A hint will be appreciated.
 A: Hint: The Law of Sines says
$$
\sin(A)=8\sin(C)\tag{1}
$$
Then
$$
\begin{align}
\frac{16}{65}
&=\cos(A)\cos(C)+\sin(A)\sin(C)\tag{2}\\
\left(\frac{16}{65}-8\sin^2(C)\right)^2
&=\left(1-64\sin^2(C)\right)\left(1-\sin^2(C)\right)\tag{3}\\
\frac{256}{4225}-\frac{256}{65}\sin^2(C)+64\sin^4(C)
&=1-65\sin^2(C)+64\sin^4(C)\tag{4}\\
\sin^2(C)
&=\frac1{65}\tag{5}\\
\end{align}
$$
This means that
$$
\sin^2(A)=\frac{64}{65}\quad\cos^2(A)=\frac1{65}\quad\sin^2(C)=\frac1{65}\quad\cos^2(C)=\frac{64}{65}\tag{6}
$$
and therefore,
$$
\begin{align}
\cos(A+C)
&=\cos(A)\cos(C)-\sin(A)\sin(C)\\
&=\frac8{65}-\frac8{65}\\[2pt]
&=0\tag{7}
\end{align}
$$
What does this say about $B$, the angle between $a$ and $c$?

Note: Since $A,C\le\pi$, we have $\sin(A),\sin(C)\ge0$. However, only given $(6)$, $\cos(A),\cos(C)$ may not both be positive.

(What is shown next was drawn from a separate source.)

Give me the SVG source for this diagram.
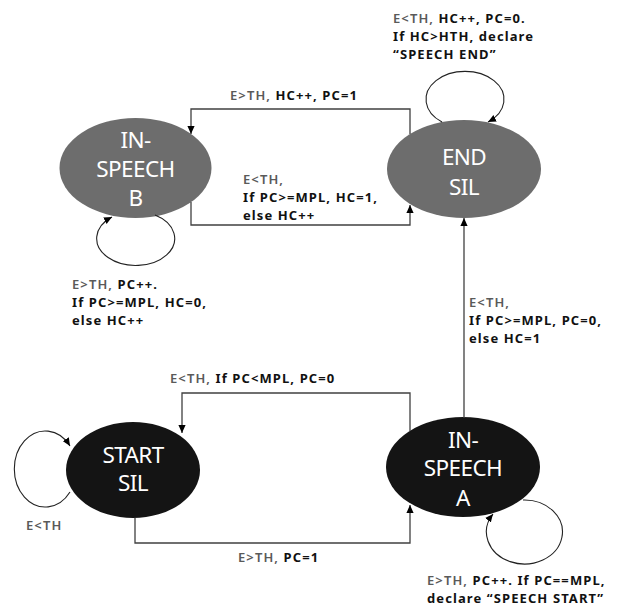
<svg xmlns="http://www.w3.org/2000/svg" width="630" height="607" viewBox="0 0 630 607">
<defs>
<marker id="ah" viewBox="0 0 10 10" refX="10" refY="5" markerWidth="8" markerHeight="8" markerUnits="userSpaceOnUse" orient="auto">
<path d="M0,0.5 L10,5 L0,9.5 z" fill="#000"/>
</marker>
<style>
.grey{fill:#6d6d6d}
.black{fill:#141414}
.nt{font-family:"Noto Sans","Open Sans",sans-serif;font-size:22.5px;fill:#fff;text-anchor:middle;letter-spacing:-0.6px}
.conn path{fill:none;stroke:#404040;stroke-width:1.3;marker-end:url(#ah)}
.conn path.loop{stroke:#222;stroke-width:1.1}
.lb{font-family:"Noto Sans","Open Sans",sans-serif;font-size:13px;font-weight:700;fill:#111;letter-spacing:1.1px}
.g{fill:#5a5a5a;font-weight:600}
</style>
</defs>
<rect width="630" height="607" fill="#fff"/>

<g id="in-speech-b">
<ellipse class="grey" cx="135.5" cy="168" rx="76" ry="50"/>
<text class="nt" x="135.5" y="148">IN-</text>
<text class="nt" x="135.5" y="177">SPEECH</text>
<text class="nt" x="135.5" y="206">B</text>
</g>
<g id="end-sil">
<ellipse class="grey" cx="464" cy="169" rx="77" ry="49"/>
<text class="nt" x="464" y="165">END</text>
<text class="nt" x="464" y="195">SIL</text>
</g>
<g id="start-sil">
<ellipse class="black" cx="133" cy="470" rx="67" ry="48"/>
<text class="nt" x="133" y="463">START</text>
<text class="nt" x="133" y="491">SIL</text>
</g>
<g id="in-speech-a">
<ellipse class="black" cx="463" cy="467" rx="77" ry="50"/>
<text class="nt" x="463" y="448">IN-</text>
<text class="nt" x="463" y="476">SPEECH</text>
<text class="nt" x="463" y="506">A</text>
</g>

<g id="connectors" class="conn">
<path d="M410,134 V109 H191 V134"/>
<path d="M191,202 V225 H410 V205"/>
<path class="loop" d="M155,215 A39,27 0 1 1 112,217"/>
<path class="loop" d="M442,122 A39,28 0 1 1 488,122"/>
<path d="M464,418 V218"/>
<path d="M410,431 V393 H182 V433"/>
<path d="M135,518 V543 H410 V505"/>
<path class="loop" d="M70,492 A31,38 0 1 1 70,446"/>
<path class="loop" d="M523,500 A38,32 0 1 1 493,514"/>
</g>

<g id="labels">
<text class="lb" x="230" y="100"><tspan class="g">E&gt;TH,</tspan> HC++, PC=1</text>
<text class="lb" x="243" y="184"><tspan class="g">E&lt;TH,</tspan></text>
<text class="lb" x="243" y="202">If PC&gt;=MPL, HC=1,</text>
<text class="lb" x="243" y="220">else HC++</text>
<text class="lb" x="393" y="23"><tspan class="g">E&lt;TH,</tspan> HC++, PC=0.</text>
<text class="lb" x="393" y="41">If HC&gt;HTH, declare</text>
<text class="lb" x="393" y="59">“SPEECH END”</text>
<text class="lb" x="72" y="289"><tspan class="g">E&gt;TH,</tspan> PC++.</text>
<text class="lb" x="72" y="307">If PC&gt;=MPL, HC=0,</text>
<text class="lb" x="72" y="325">else HC++</text>
<text class="lb" x="469" y="307"><tspan class="g">E&lt;TH,</tspan></text>
<text class="lb" x="469" y="325">If PC&gt;=MPL, PC=0,</text>
<text class="lb" x="469" y="343">else HC=1</text>
<text class="lb" x="170" y="383"><tspan class="g">E&lt;TH,</tspan>  If PC&lt;MPL, PC=0</text>
<text class="lb" x="26" y="530"><tspan class="g">E&lt;TH</tspan></text>
<text class="lb" x="238" y="562"><tspan class="g">E&gt;TH,</tspan> PC=1</text>
<text class="lb" x="427" y="585"><tspan class="g">E&gt;TH,</tspan> PC++. If PC==MPL,</text>
<text class="lb" x="427" y="603">declare “SPEECH START”</text>
</g>
</svg>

Therefore, we know that $\sin(A)\sin(C)=\frac8{65}$, but we only know that $|\cos(A)\cos(C)|=\frac8{65}$. However, $(2)$ tells us that $\cos(A)\cos(C)=\frac8{65}$.
A: Given 
$$ c,a,\quad \delta = C-A  $$

$$ C-A = \gamma- \alpha = \delta $$
Construct double angle $ 2 \alpha $ at vertex A.
Law of Sines on $ \Delta ABC $
$$ \frac{c}{a}= \frac{\sin (\delta+\alpha)}{\sin \alpha} \tag1$$
Trig expand and algebraically simplify
$$ \tan \alpha= \frac {\sin \delta}{( c/a -\cos  \delta )} \rightarrow \alpha_{1,2} \tag2 $$
$$ \alpha_2 =\alpha_1 + \pi \tag3$$
$$ \beta = (\pi- \delta- 2 \alpha _{1,2}) \tag4 $$
$$ \gamma = (\pi-  \alpha _{1,2} -\beta) \tag5 $$
One value suffices.
Area 
$$ \frac12 \,a \,c \sin \beta = .. $$
Also checked all the results numerically
EDIT1:
If we use supplementary angle for angles assuming it as an ambiguous case, all conditions given could be correctly realized, but this should be seen in a construction.